STATED PROBLEM:
Count lines holding the word "that". Only the number is wanted.

ENTRIES:
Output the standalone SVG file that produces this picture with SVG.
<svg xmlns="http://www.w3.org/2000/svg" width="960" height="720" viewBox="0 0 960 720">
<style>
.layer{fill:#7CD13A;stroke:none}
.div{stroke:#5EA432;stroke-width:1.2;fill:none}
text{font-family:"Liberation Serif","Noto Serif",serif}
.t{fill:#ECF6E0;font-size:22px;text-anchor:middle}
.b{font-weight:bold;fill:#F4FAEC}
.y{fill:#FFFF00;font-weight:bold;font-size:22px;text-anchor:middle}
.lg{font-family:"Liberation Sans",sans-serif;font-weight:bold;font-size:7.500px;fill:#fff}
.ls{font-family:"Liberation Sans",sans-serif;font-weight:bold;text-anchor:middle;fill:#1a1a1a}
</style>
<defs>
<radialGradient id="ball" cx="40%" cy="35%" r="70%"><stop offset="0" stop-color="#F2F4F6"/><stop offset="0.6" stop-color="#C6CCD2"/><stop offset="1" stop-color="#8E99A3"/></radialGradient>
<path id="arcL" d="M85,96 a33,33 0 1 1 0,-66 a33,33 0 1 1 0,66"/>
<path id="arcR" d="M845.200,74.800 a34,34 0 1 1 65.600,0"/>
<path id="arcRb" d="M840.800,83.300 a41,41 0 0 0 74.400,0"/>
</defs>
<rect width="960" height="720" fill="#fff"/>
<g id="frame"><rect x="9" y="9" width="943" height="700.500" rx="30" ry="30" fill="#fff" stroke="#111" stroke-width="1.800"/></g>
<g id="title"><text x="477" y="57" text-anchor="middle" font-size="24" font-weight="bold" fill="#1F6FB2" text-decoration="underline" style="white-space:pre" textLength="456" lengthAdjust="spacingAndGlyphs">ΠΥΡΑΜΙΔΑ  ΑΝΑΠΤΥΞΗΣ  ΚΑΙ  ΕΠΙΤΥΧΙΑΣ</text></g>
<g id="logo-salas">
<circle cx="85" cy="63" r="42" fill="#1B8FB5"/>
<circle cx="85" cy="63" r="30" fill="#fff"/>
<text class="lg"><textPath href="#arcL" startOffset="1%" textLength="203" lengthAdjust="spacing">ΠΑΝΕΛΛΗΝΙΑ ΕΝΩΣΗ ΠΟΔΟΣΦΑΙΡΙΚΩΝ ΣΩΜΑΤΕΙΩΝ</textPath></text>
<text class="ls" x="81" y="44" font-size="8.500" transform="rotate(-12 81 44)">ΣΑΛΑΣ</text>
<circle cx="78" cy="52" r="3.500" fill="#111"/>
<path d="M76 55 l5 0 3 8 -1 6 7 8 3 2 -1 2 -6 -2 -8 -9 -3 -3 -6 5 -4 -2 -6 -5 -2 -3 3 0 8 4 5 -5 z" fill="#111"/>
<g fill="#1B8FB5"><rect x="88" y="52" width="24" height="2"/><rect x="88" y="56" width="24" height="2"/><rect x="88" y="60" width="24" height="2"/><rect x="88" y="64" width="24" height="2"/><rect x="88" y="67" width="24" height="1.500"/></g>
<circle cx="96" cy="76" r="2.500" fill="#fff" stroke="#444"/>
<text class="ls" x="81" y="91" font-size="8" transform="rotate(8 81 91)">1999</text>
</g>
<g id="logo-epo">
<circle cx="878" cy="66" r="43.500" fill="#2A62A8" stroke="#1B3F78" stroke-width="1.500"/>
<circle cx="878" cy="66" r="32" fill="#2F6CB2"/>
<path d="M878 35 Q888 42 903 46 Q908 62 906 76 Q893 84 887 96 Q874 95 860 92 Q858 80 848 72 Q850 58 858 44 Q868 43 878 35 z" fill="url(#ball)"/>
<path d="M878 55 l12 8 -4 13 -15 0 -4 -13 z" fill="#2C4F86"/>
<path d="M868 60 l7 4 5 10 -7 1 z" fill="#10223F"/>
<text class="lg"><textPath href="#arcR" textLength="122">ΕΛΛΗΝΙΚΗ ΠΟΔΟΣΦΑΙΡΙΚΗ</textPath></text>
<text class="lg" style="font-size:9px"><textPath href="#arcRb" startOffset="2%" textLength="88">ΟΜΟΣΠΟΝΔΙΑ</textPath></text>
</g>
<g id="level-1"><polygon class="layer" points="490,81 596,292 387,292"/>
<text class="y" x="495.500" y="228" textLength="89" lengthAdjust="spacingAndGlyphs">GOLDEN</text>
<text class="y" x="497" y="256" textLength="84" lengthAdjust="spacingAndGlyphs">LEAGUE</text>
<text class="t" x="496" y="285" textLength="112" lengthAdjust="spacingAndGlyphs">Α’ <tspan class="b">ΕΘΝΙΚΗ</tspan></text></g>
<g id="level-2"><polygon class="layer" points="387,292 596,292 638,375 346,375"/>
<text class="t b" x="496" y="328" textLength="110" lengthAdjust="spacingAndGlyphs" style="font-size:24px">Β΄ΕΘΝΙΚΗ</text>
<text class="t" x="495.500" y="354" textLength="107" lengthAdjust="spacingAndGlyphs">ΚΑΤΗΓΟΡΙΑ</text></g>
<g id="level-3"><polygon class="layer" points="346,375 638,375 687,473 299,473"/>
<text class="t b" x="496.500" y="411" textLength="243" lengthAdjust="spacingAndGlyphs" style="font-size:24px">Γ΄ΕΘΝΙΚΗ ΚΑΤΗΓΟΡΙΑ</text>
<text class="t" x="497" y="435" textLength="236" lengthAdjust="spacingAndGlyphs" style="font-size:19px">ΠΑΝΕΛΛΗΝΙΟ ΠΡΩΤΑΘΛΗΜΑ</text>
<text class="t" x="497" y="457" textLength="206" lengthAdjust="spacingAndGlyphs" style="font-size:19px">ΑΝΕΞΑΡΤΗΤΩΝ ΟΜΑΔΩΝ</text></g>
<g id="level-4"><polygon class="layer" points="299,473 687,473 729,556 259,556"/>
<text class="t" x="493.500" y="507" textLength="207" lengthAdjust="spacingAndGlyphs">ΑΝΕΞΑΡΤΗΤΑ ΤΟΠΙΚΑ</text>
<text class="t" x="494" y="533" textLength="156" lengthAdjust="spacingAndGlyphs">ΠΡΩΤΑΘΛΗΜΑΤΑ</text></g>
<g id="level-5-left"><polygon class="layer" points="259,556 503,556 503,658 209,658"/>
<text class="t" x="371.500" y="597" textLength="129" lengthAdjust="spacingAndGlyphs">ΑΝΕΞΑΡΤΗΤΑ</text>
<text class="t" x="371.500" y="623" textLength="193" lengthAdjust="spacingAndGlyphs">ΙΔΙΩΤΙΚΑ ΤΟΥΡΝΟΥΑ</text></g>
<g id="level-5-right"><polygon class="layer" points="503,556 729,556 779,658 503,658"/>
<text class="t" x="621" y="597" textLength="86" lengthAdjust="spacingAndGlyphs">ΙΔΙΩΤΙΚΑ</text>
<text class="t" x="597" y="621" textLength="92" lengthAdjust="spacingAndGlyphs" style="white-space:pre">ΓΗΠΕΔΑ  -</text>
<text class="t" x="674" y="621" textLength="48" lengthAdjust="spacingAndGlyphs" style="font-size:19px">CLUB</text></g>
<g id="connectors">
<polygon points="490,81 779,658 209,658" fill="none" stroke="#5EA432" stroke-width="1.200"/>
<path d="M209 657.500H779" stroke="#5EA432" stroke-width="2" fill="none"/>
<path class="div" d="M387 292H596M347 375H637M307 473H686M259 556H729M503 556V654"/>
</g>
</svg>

* * *

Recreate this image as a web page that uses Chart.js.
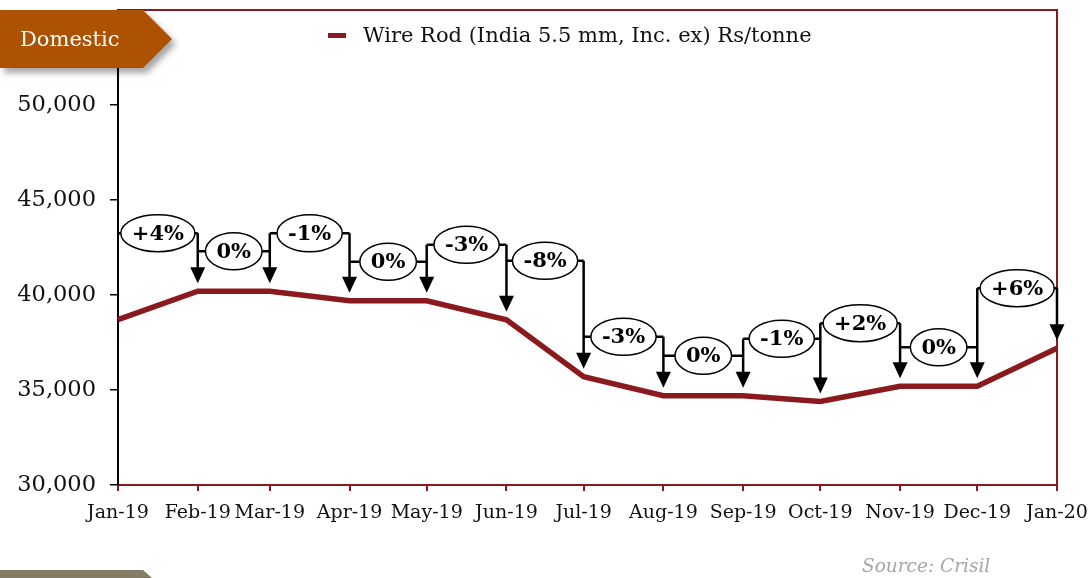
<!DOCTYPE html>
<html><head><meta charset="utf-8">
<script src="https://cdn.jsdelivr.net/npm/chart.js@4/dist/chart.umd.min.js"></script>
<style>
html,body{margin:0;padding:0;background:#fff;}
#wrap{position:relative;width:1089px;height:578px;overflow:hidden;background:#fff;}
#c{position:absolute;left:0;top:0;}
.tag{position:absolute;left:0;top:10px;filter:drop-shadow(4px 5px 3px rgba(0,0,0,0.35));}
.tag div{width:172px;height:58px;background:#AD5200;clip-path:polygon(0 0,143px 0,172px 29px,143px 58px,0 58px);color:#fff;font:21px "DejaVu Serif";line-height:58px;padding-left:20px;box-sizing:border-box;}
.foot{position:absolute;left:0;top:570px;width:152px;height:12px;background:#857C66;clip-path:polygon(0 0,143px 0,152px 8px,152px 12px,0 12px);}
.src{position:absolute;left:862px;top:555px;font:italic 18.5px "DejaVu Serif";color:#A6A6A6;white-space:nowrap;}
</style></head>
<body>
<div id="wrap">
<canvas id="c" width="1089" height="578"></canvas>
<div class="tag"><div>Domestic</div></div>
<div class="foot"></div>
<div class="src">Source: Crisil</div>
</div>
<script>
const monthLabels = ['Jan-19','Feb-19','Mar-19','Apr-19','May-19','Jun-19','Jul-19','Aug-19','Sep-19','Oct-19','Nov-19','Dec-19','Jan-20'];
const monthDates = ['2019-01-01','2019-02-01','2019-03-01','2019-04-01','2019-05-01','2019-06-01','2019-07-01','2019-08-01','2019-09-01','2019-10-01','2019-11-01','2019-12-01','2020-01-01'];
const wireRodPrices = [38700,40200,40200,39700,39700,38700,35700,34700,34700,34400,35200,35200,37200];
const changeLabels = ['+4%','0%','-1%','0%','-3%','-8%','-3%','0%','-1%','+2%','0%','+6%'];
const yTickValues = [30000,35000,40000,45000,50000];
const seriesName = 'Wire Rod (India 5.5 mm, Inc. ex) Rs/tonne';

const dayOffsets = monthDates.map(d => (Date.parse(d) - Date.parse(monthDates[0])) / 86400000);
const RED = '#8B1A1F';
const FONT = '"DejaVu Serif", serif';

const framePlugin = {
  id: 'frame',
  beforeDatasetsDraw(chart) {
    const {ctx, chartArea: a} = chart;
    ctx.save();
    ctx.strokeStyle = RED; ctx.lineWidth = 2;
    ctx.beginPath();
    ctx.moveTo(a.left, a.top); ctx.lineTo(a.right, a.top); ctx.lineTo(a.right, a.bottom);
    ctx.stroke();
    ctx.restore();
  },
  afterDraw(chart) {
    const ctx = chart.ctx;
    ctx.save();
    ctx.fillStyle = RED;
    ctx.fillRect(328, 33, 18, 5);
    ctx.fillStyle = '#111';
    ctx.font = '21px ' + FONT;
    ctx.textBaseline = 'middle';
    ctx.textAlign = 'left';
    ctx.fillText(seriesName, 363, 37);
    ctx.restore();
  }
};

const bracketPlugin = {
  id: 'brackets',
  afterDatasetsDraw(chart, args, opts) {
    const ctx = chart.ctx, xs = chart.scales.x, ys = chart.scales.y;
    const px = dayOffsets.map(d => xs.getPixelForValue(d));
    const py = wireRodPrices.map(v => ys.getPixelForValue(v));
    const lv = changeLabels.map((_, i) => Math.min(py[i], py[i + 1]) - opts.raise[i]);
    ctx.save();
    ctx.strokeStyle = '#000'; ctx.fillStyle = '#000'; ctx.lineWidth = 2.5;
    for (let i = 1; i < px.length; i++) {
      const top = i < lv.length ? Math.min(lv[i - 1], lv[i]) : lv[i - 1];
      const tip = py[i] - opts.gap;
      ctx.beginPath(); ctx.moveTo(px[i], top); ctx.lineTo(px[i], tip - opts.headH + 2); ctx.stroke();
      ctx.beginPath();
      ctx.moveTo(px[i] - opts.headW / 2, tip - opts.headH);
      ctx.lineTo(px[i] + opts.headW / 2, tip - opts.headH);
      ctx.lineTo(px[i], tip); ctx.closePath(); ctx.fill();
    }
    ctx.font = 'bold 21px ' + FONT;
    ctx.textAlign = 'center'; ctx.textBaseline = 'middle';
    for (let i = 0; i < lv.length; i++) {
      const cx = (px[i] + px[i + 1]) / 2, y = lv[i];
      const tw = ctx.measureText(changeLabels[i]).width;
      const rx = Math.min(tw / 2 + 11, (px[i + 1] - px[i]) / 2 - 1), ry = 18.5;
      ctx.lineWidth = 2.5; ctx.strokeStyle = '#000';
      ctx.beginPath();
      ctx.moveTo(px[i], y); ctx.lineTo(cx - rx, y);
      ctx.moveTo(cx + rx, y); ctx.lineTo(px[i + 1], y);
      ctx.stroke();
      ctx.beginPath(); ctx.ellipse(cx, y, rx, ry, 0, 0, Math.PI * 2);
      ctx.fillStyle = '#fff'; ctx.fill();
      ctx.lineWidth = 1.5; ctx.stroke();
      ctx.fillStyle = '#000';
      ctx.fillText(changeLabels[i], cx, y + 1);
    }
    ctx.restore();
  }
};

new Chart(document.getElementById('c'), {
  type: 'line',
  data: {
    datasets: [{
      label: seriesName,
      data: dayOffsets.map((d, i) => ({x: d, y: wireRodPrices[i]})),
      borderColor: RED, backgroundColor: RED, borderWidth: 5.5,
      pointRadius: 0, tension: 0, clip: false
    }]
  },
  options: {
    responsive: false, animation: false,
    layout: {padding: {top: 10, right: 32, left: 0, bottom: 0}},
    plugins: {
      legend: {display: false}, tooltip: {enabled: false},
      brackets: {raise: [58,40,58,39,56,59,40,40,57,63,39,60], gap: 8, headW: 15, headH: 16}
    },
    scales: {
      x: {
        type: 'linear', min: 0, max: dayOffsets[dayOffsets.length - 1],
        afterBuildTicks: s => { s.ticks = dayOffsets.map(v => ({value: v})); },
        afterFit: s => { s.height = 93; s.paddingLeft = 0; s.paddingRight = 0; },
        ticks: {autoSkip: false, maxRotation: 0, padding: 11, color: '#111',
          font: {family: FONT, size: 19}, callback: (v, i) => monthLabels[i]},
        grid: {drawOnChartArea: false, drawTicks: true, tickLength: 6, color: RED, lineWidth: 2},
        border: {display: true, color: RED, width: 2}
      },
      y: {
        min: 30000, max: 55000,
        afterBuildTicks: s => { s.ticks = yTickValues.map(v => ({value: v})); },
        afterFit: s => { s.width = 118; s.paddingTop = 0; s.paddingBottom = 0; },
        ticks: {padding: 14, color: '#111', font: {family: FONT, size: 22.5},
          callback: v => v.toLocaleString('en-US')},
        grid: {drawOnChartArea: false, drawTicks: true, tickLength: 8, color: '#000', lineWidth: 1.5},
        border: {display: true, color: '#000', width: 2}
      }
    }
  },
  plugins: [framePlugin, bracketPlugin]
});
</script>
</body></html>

RIGHT ANSWER:
2